Planet Labs, a leading provider of near-daily data and insights on Earth’s changing landscape, has released first-light images from its Pelican-6 satellite of Lhasa Gonggar International Airport in Tibet, China. The image was taken on December 4, from an altitude of approximately 519 km. Image quality is expected to improve as the spacecraft completes the instrument calibration process and reaches its final operational orbits. Pelican-5 and Pelican-6 launched on SpaceX’s Falcon 9 Transporter-15 mission on November 28, 2025, along with 36 SuperDoves.
“We’re proud to share first light imagery from our latest Pelican satellite. We had first light the day after launch, and I’m incredibly proud of the team’s work to rapidly build this fleet,” said Will Marshall, Co-Founder and CEO of Planet. “By leveraging our agile aerospace approach, we continue to address growing, global customer demand by rapidly building, deploying, and successfully integrating this growing constellation.”

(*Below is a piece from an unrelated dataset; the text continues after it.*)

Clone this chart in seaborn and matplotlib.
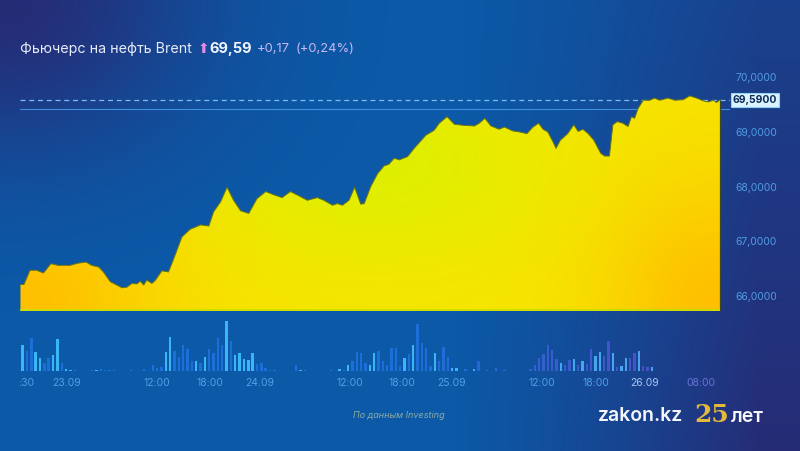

Pelican-5 and Pelican-6 join Planet’s growing next-generation, high-resolution Pelican constellation. This first generation of Pelican satellites provides high-resolution imagery across 6 multispectral bands that are optimised for cross-sensor analysis. These Pelicans will support the ongoing delivery of Planet’s 50 cm products and have NVIDIA Jetson AI chips on board for on-orbit edge compute. Planet has designed its next-generation Pelican satellites to capture 30 cm-class resolution imagery.